特に前半のハイライトである競技のシークエンスの生々しさと疾走感、臨場感は只者ではない。劇場で観たかった・・。「走る」ものを撮らせると超一流のフランケンハイマー。『グランプリ』『フレンチ・コネクション2』・・。各部族を代表する騎馬の強者30人ほどが馬に乗り、山羊(?)の屍を広大なトラックで奪い合う競技である。走るカメラ、ダイナミックな空撮、クローズアップ、振り下ろされる鞭(これでしばきあいながら山羊を取り合う。格闘技版ポロみたいである)、怒号、いななき、歓声、蹄の音、照りつける太陽、立ち昇る湯気・・。

手ひどい怪我を負い、気絶し屈辱にまみれたウラズ(シャリフ)は、従者の御付き(高貴な出である)と旅に出て、さまざまな出会いをする。そこで出会う美しき女性との不器用な愛情ととまどい。失意と回復。珍しく(?)苦悩するシャリフが印象的だった。劇場公開のあと、VHSになったきりだったが、近年某会社の復刻シネマライブラリー・シリーズで発売。現在廃盤状態。

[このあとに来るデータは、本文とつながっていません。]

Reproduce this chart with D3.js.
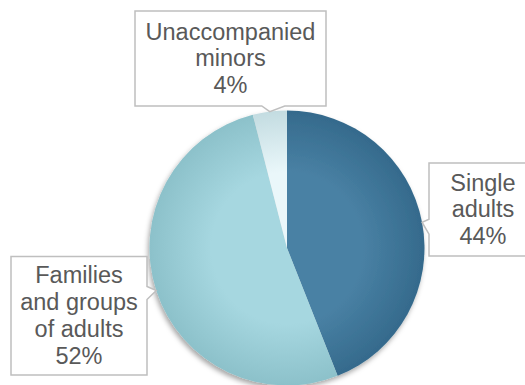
<!DOCTYPE html>
<html>
<head>
<meta charset="utf-8">
<script src="https://cdn.jsdelivr.net/npm/d3@7/dist/d3.min.js"></script>
<style>
  html, body { margin: 0; padding: 0; background: #ffffff; }
  svg { display: block; }
</style>
</head>
<body>
<svg id="chart" width="525" height="385"></svg>
<script>
// Share of arrivals by group (percent)
const categories = ["Single adults", "Families and groups of adults", "Unaccompanied minors"];
const values = [44, 52, 4];
const labelLines = [
  ["Single", "adults"],
  ["Families", "and groups", "of adults"],
  ["Unaccompanied", "minors"]
];
const rimColors = ["#356a8c", "#8cc1ca", "#c3dce1"];
const coreColors = ["#4981a4", "#a6d7e0", "#eaf7fa"];

const W = 525, H = 385;
const cx = 287, cy = 248, R = 137.5;

const svg = d3.select("#chart");
const defs = svg.append("defs");

// soft shadow beneath the pie
const shadow = defs.append("filter").attr("id", "pieShadow")
  .attr("x", "-20%").attr("y", "-20%").attr("width", "140%").attr("height", "140%");
shadow.append("feDropShadow")
  .attr("dx", -1.5).attr("dy", 3).attr("stdDeviation", 2.5)
  .attr("flood-color", "#000").attr("flood-opacity", 0.35);

// radial shading per slice: lighter core, darker rim
categories.forEach((c, i) => {
  const g = defs.append("radialGradient").attr("id", "grad" + i)
    .attr("gradientUnits", "userSpaceOnUse")
    .attr("cx", 0).attr("cy", 0).attr("r", R);
  g.append("stop").attr("offset", "0%").attr("stop-color", coreColors[i]);
  g.append("stop").attr("offset", "55%").attr("stop-color", coreColors[i]);
  g.append("stop").attr("offset", "100%").attr("stop-color", rimColors[i]);
});

const pie = d3.pie().sort(null).value(d => d)(values);
const arc = d3.arc().innerRadius(0).outerRadius(R);

const pieG = svg.append("g").attr("transform", `translate(${cx},${cy})`)
  .attr("filter", "url(#pieShadow)");
pieG.selectAll("path").data(pie).join("path")
  .attr("d", arc)
  .attr("fill", (d, i) => `url(#grad${i})`);

// callout boxes: edge rectangle, side carrying the pointer, pointer base offsets
const boxes = [
  { x0: 429, y0: 163, x1: 537, y1: 256, side: "left",   base: [-3, 12] },
  { x0: 11,  y0: 256.5, x1: 147, y1: 375, side: "right", base: [-4, 9] },
  { x0: 135, y0: 11,  x1: 326, y1: 106, side: "bottom", base: [-8, 15] }
];

const lineH = 26.7;
const fontSize = 23.5;

pie.forEach((d, i) => {
  const b = boxes[i];
  const mid = (d.startAngle + d.endAngle) / 2;
  const ax = cx + R * Math.sin(mid);
  const ay = cy - R * Math.cos(mid);
  let p;
  if (b.side === "bottom") {
    p = [[b.x0, b.y0], [b.x1, b.y0], [b.x1, b.y1], [ax + b.base[1], b.y1], [ax, ay], [ax + b.base[0], b.y1], [b.x0, b.y1]];
  } else if (b.side === "left") {
    p = [[b.x0, b.y0], [b.x1, b.y0], [b.x1, b.y1], [b.x0, b.y1], [b.x0, ay + b.base[1]], [ax, ay], [b.x0, ay + b.base[0]]];
  } else {
    p = [[b.x0, b.y0], [b.x1, b.y0], [b.x1, ay + b.base[0]], [ax, ay], [b.x1, ay + b.base[1]], [b.x1, b.y1], [b.x0, b.y1]];
  }
  svg.append("path")
    .attr("d", d3.line()(p) + "Z")
    .attr("fill", "#ffffff")
    .attr("stroke", "#bfbfbf")
    .attr("stroke-width", 1.5);

  const lines = labelLines[i].concat([values[i] + "%"]);
  const tx = (b.x0 + b.x1) / 2;
  const tyc = (b.y0 + b.y1) / 2;
  const first = tyc - (lines.length - 1) / 2 * lineH + 0.33 * fontSize;
  const t = svg.append("text")
    .attr("font-family", "'Liberation Sans', Arial, sans-serif")
    .attr("font-size", fontSize)
    .attr("fill", "#595959")
    .attr("text-anchor", "middle");
  lines.forEach((s, k) => {
    t.append("tspan").attr("x", tx).attr("y", first + k * lineH).text(s);
  });
});
</script>
</body>
</html>
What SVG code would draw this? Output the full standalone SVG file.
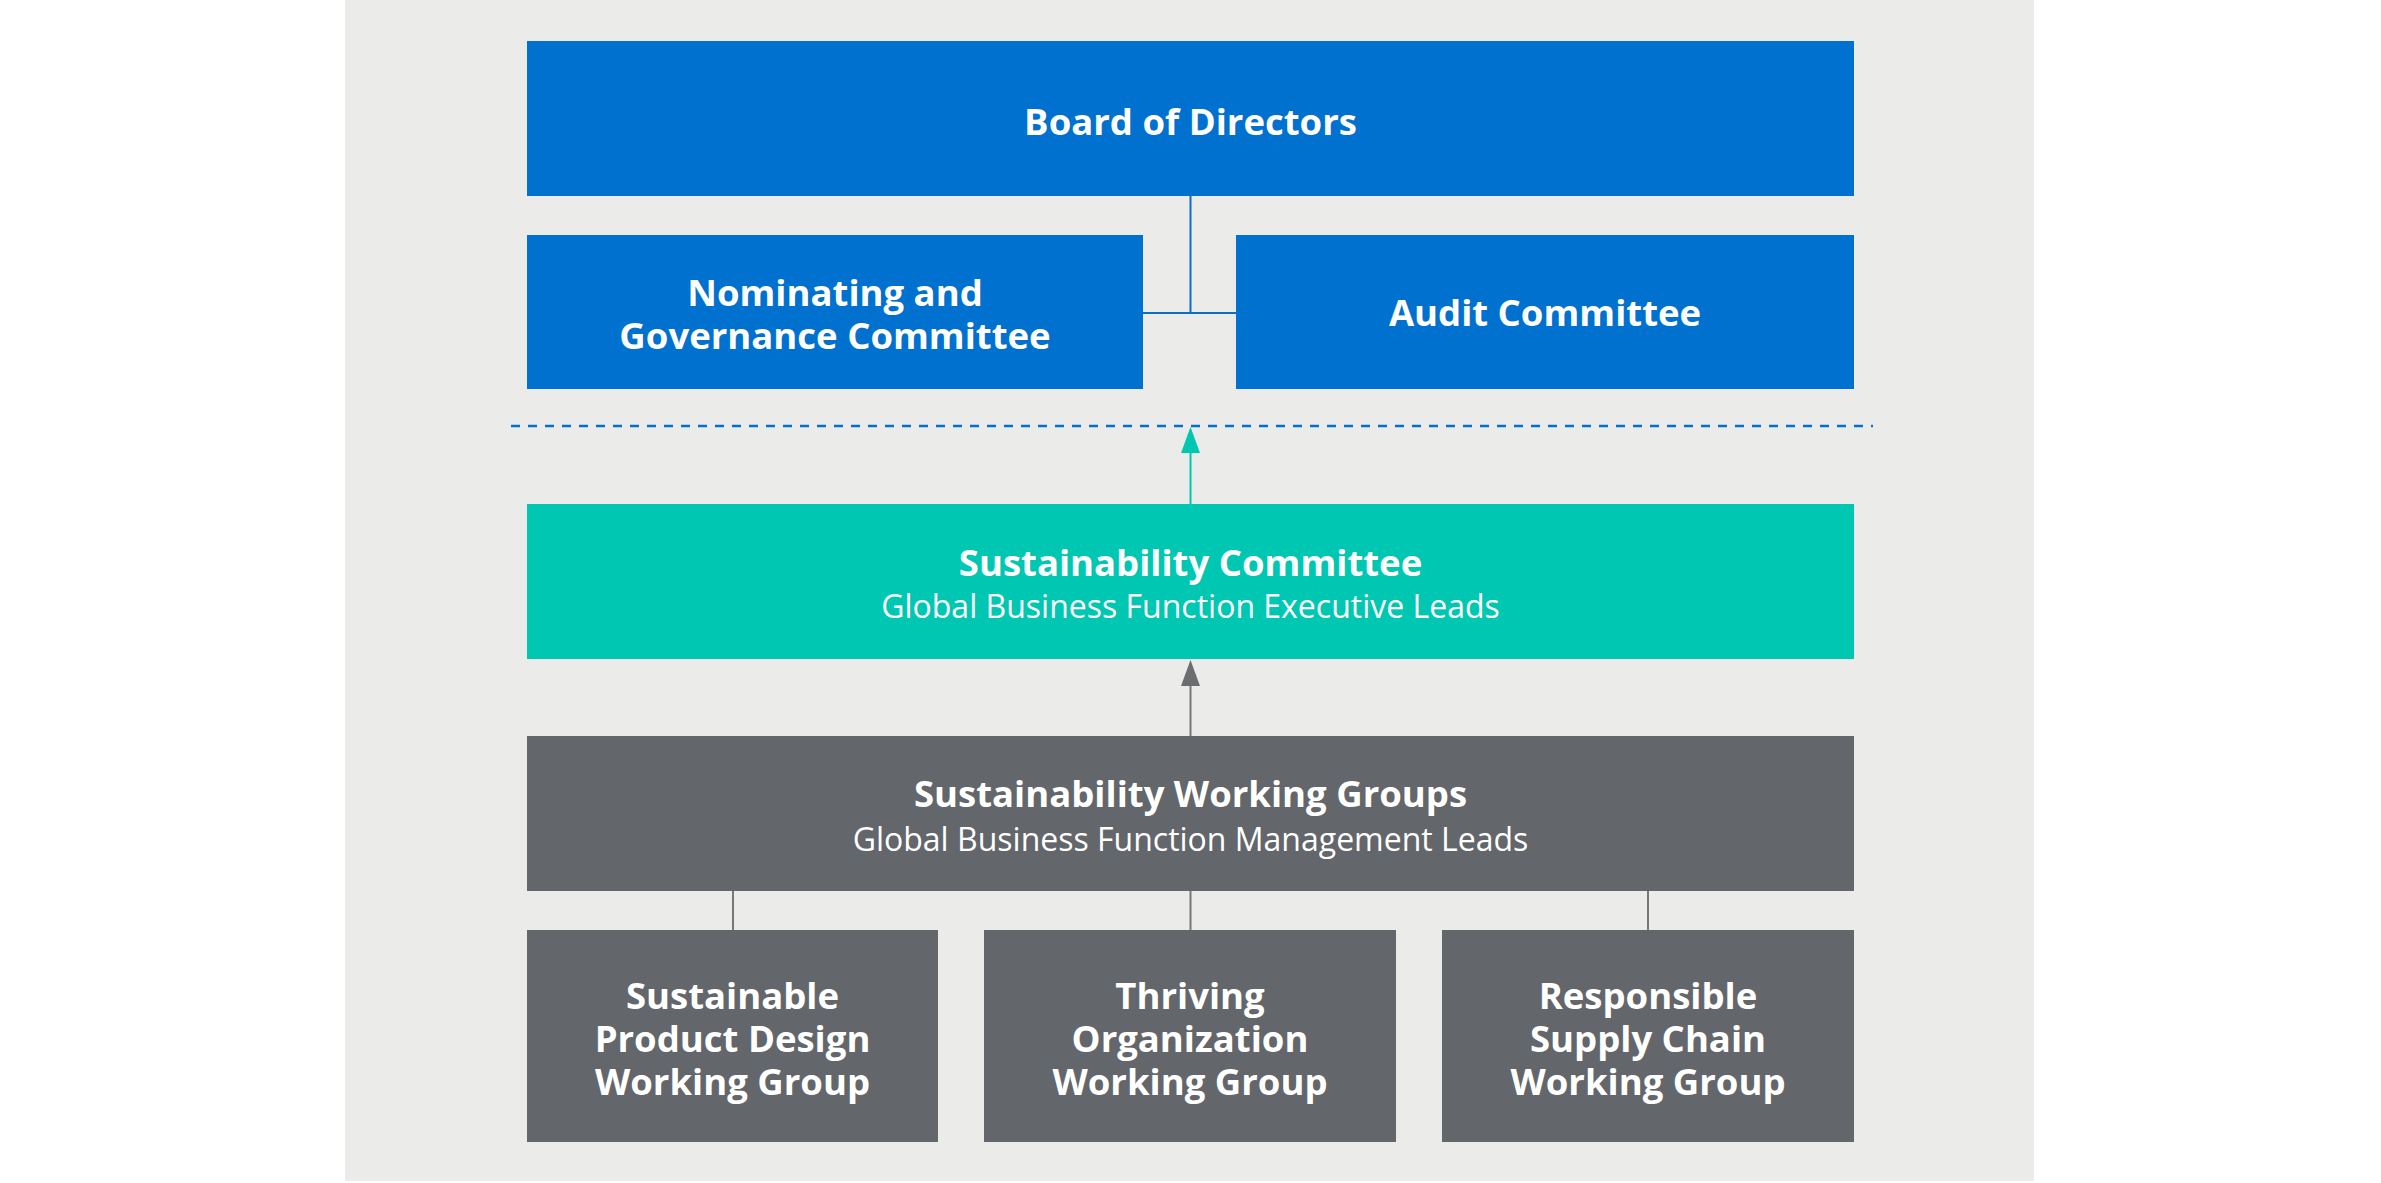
<svg xmlns="http://www.w3.org/2000/svg" width="2381" height="1183" viewBox="0 0 2381 1183">
  <style>
    .blue { fill: #0071ce; }
    .teal { fill: #00c7b2; }
    .gray { fill: #63666a; }
    .t { font-family: "Open Sans", "Noto Sans", "Liberation Sans", sans-serif; fill: #ffffff; text-anchor: middle; }
    .b { font-weight: 700; font-size: 36.5px; }
    .r { font-weight: 400; font-size: 32px; }
    .cb { stroke: #0d6fc4; stroke-width: 2; fill: none; }
    .ct { stroke: #00c7b2; stroke-width: 2; fill: none; }
    .cg { stroke: #76777a; stroke-width: 2; fill: none; }
  </style>
  <rect x="0" y="0" width="2381" height="1183" fill="#ffffff"/>
  <rect x="345" y="0" width="1689" height="1181" fill="#ebebe9"/>

  <g id="connectors">
    <path class="cb" d="M1190.5,196 V313 M1143,313 H1236"/>
    <path d="M511,426 H1873" stroke="#0071ce" stroke-width="2.5" stroke-dasharray="9 8" fill="none"/>
    <path class="ct" d="M1190.5,504 V450"/>
    <path d="M1190.5,427 L1181,453 L1200,453 Z" fill="#00c7b2"/>
    <path class="cg" d="M1190.5,736 V682"/>
    <path d="M1190.5,660 L1181,686 L1200,686 Z" fill="#6b6d70"/>
    <path class="cg" d="M733,891 V930 M1190.5,891 V930 M1648,891 V930"/>
  </g>

  <g id="board">
    <rect class="blue" x="527" y="41" width="1327" height="155"/>
    <text class="t b" x="1190.5" y="134.5">Board of Directors</text>
  </g>
  <g id="nominating">
    <rect class="blue" x="527" y="235" width="616" height="154"/>
    <text class="t b" x="835" y="305.5">Nominating and</text>
    <text class="t b" x="835" y="348.5">Governance Committee</text>
  </g>
  <g id="audit">
    <rect class="blue" x="1236" y="235" width="618" height="154"/>
    <text class="t b" x="1545" y="326">Audit Committee</text>
  </g>
  <g id="sustainability-committee">
    <rect class="teal" x="527" y="504" width="1327" height="155"/>
    <text class="t b" x="1190.5" y="575.5">Sustainability Committee</text>
    <text class="t r" x="1190.5" y="618">Global Business Function Executive Leads</text>
  </g>
  <g id="working-groups">
    <rect class="gray" x="527" y="736" width="1327" height="155"/>
    <text class="t b" x="1190.5" y="807">Sustainability Working Groups</text>
    <text class="t r" x="1190.5" y="851">Global Business Function Management Leads</text>
  </g>
  <g id="product-design">
    <rect class="gray" x="527" y="930" width="411" height="212"/>
    <text class="t b" x="732.5" y="1008.5">Sustainable</text>
    <text class="t b" x="732.5" y="1051.5">Product Design</text>
    <text class="t b" x="732.5" y="1094.5">Working Group</text>
  </g>
  <g id="thriving-organization">
    <rect class="gray" x="984" y="930" width="412" height="212"/>
    <text class="t b" x="1190" y="1008.5">Thriving</text>
    <text class="t b" x="1190" y="1051.5">Organization</text>
    <text class="t b" x="1190" y="1094.5">Working Group</text>
  </g>
  <g id="supply-chain">
    <rect class="gray" x="1442" y="930" width="412" height="212"/>
    <text class="t b" x="1648" y="1008.5">Responsible</text>
    <text class="t b" x="1648" y="1051.5">Supply Chain</text>
    <text class="t b" x="1648" y="1094.5">Working Group</text>
  </g>
</svg>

ちょっといびつな感じもするしフランケンハイマーではあまり語られることの少ない印象の本作だが、フランケンハイマーを語る上で外せない1作と思う。シャリフ作品としても前述『ドクトル・ジバゴ』とともにもっともシャリフを堪能できる1作と思う。撮影はジャン・ルノワールを伯父にもつ、名手クロード・ルノワール(『ピクニック』(ルノワール監督版)、『河』『血とバラ』等)、音楽もあのジョルジュ・ドルリュー。